Shortly after graduating from College,
I decided to move to Cairo Egypt to study Arabic as well as to spread
my wings and live abroad for a few years. However in the process,
I discovered a market and way of shopping that defined my experience
as a whole.
In the massive urban sprawl of Cairo,
there are five major cemeteries that were at one time located on
the outskirts of town. But because of the rapid expansion of Cairo
over the last few decades, these cemeteries have slowly become more
and more central, and due to housing shortages, overpopulation,
and the rising cost of living, have become home to over five million
of Egypt’s urban poor. They have migrated there in droves,
usually taking over in squatter fashion, grabbing the free real
estate before someone else can move in, and making the tombs of
the dead into residences for the living. These vast tracts of overcrowded
cemeteries that lie along Cairo’s Moqattam hills have become
known collectively as “the city of the dead”, a mysterious,
unknown, and foreboding place for both foreigners and Cairenes alike.
As
one passes by the tombs made into houses, they see children dressed
in the most threadbare of clothing standing in the doorways and
playing in the garbage strewn streets, and notice the creative use
of cement coffins inside the tombs as everything from ironing boards
to dinner tables, and from benches to beds. Laundry lines crisscross
the yard, strung up between gravestones, and television antennas
are propped up on the low, flat roofs.
Although some of the earlier residents
have illegally spliced wires from nearby mosques and run electric
wires to their tombs, most residents do not have the luxury of lights,
TV’s or telephones. And since people living in the tombs are
technically illegal squatters by Egyptian law, there is also no
sewer or trash service, and piles of garbage adorn every street
corner, while some alleys run with raw sewage. The chief source
of income for these people is a large market that occurs every Friday
morning, open to all who have something to sell, with no vendor
fees or laws to regulate what is sold.
Shopping in the “suq al guma’a”
or “Friday Market” in Cairo’s city of the dead
is an event that draws tens of thousands of Cairo’s poorest
every week to a place where they can both buy and sell almost any
kind of junk, trinket, or treasure, at a price that they can all
afford. It also occasionally draws one or two western-weary, slightly
adventurous, financially struggling Arabic students, one of whom
is myself. It is a place that even on my meager student’s
stipend, I could feel like a king for a day.
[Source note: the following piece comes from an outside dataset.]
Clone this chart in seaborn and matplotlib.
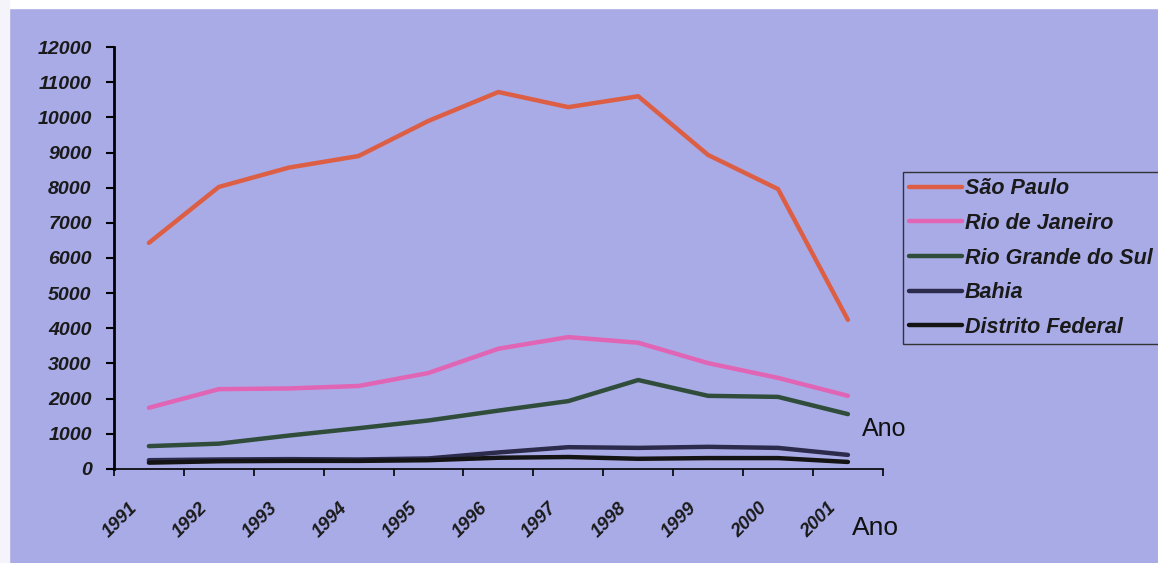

As I jump off the minibus, which
slows down only slightly to allow the frantic passengers to simultaneously
jump on and off, I find myself at the front entrance of the infamous
Friday market - a large unpaved street that winds for about a mile
through the tombs of the now inner-city graveyard. I am at once
hit by smells, sounds and images that are almost overpowering -
a motorcycle stacked with dozens of camel legs sits beside huge
buckets filled with goat, donkey, and sheep entrails. Large pails
of cow liver and raw fat sit in the sun, women and men with blood
up to their elbows yell back and forth bargaining with potential
buyers over the din of the crowd.
“Liver! Stomach! Intestines!”
a black-clad woman shouts as she pushes her way through the crowd,
carrying a dirty plastic bucket atop her head swarming with flies.
The
mass of people is so thick that I am herded into one direction or
another almost against my will, and have to step between vendors
to get my bearings. This is survival shopping at it’s best,
just as it’s been in this part of the world for thousands
of years. Success at finding a good deal here depends solely on
ones aggressiveness, bargaining capability, and craftiness, as opposed
to your credit limit, as it is back in my hometown of Washington
DC. It’s also a refreshing lesson in honesty, as both the
seller and I can be completely honest about our intent to fleece
the other for all he’s worth.
I pause by the merchants who have
spread out their small blankets in front of them to display wares
they have picked up out of the garbage or stolen off the streets
during the past week – piles of broken kids toys, smashed
remote controls, old Tupperware lids, coils of wire, pieces of a
computer, here and there an old watch, a magazine - all for a price
that even the poorest of the poor can afford. Most of the merchandise
it is actual bona-fide junk, such as innards of long-outdated typewriters,
dented hubcaps, old bed springs, a piece of twine, a broken phone
receiver, etc, that they are hoping someone, somewhere has a use
for. The vendors start their prices out by sizing you up visually;
if you are well dressed and look like you have money the price starts
high.
“Does this work” I ask,
pointing to an old VCR with a smashed display panel. “Yes,
it works” the man says, brushing the dust off of it with his
sleeve. “Can I test it?” I ask. He looks around at the
mud and cement walls along the street and shrugs. I forget that
there are no electricity outlets for miles around here.
“I’ll take that alarm
clock there for 1 guinea” I say
“Are you kidding” He laughs, “its worth more than
four!”
“Two guineas” I say
“By God, I wouldn’t sell it to my own mother for that!”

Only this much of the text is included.